- [Exercise details]:
Extract exactly those lines that lie between the start of the material and the line with "height = 570;", including both boundary lines and no others.

--- Start Dataset excerpt ---

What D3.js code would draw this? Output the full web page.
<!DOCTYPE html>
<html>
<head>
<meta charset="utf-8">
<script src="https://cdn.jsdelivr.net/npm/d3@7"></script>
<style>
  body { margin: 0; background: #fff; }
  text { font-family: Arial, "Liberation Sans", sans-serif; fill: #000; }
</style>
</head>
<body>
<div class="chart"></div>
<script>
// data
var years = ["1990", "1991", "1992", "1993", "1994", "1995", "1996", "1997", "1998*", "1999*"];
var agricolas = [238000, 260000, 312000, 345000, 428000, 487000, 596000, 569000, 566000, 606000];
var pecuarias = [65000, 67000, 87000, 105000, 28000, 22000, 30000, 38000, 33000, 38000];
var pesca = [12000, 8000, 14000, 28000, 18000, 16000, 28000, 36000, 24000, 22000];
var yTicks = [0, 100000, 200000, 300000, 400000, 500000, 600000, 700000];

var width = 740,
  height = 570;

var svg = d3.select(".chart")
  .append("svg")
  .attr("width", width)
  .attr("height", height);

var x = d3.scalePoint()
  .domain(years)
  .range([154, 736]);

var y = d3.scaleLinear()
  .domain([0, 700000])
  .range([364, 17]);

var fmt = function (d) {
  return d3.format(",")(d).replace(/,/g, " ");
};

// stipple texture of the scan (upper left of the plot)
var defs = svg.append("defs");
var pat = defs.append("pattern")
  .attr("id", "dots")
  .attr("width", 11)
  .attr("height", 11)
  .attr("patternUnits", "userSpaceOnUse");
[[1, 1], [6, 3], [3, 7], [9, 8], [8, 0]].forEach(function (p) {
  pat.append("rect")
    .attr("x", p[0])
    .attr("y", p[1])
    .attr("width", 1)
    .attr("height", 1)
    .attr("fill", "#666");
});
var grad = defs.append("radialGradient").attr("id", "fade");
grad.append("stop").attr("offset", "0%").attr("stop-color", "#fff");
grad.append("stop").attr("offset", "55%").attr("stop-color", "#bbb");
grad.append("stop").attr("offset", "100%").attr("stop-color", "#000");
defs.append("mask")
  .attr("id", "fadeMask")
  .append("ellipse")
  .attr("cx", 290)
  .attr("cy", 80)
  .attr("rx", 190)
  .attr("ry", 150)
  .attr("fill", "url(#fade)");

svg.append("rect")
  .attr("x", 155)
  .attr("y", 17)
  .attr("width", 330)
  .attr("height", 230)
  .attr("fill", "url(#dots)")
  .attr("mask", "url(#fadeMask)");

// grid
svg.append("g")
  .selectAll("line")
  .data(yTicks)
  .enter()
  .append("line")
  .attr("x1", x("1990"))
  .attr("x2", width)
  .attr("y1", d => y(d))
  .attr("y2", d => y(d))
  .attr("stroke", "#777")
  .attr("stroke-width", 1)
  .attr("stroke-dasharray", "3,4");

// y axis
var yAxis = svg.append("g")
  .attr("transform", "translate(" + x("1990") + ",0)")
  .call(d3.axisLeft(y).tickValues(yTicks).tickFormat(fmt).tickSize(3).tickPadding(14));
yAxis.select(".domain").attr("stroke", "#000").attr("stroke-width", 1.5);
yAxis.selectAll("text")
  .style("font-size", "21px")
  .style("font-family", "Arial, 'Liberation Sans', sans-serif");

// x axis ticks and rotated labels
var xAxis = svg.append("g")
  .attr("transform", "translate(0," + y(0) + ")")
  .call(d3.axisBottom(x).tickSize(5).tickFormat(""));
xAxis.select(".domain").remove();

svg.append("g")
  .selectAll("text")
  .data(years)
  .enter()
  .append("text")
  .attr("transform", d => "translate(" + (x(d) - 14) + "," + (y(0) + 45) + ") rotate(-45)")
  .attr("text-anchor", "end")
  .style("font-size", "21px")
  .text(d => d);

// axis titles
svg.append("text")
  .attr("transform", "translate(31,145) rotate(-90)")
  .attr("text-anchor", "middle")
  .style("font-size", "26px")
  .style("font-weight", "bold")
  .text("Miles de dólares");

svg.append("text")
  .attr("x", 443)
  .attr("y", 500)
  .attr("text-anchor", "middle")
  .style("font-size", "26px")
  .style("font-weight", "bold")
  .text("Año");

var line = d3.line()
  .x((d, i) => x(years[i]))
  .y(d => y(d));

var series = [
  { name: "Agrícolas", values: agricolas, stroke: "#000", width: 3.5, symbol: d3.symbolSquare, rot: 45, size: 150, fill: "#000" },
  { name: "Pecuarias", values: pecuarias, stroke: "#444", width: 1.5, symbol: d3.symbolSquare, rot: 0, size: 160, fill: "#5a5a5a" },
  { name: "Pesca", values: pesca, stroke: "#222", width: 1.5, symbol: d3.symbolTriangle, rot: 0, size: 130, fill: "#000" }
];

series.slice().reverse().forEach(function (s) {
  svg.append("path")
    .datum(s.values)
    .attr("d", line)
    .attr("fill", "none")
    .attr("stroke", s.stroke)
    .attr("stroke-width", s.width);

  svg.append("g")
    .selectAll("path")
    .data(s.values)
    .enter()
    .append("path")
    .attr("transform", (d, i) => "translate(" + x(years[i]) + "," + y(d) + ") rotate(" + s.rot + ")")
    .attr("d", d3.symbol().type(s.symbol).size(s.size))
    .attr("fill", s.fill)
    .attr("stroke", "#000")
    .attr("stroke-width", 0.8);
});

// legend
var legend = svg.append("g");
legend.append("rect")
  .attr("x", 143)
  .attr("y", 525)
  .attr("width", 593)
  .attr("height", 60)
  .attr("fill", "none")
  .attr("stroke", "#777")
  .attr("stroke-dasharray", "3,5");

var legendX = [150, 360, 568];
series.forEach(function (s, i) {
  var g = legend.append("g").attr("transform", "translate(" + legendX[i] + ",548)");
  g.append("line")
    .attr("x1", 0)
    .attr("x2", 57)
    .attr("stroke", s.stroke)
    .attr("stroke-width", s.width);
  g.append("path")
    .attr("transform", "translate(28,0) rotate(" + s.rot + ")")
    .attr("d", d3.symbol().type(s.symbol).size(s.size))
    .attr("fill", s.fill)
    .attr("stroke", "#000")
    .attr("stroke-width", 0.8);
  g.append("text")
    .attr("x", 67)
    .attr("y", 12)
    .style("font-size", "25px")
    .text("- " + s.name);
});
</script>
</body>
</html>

--- End Dataset excerpt ---

- [Response to the task]:
What D3.js code would draw this? Output the full web page.
<!DOCTYPE html>
<html>
<head>
<meta charset="utf-8">
<script src="https://cdn.jsdelivr.net/npm/d3@7"></script>
<style>
  body { margin: 0; background: #fff; }
  text { font-family: Arial, "Liberation Sans", sans-serif; fill: #000; }
</style>
</head>
<body>
<div class="chart"></div>
<script>
// data
var years = ["1990", "1991", "1992", "1993", "1994", "1995", "1996", "1997", "1998*", "1999*"];
var agricolas = [238000, 260000, 312000, 345000, 428000, 487000, 596000, 569000, 566000, 606000];
var pecuarias = [65000, 67000, 87000, 105000, 28000, 22000, 30000, 38000, 33000, 38000];
var pesca = [12000, 8000, 14000, 28000, 18000, 16000, 28000, 36000, 24000, 22000];
var yTicks = [0, 100000, 200000, 300000, 400000, 500000, 600000, 700000];

var width = 740,
  height = 570;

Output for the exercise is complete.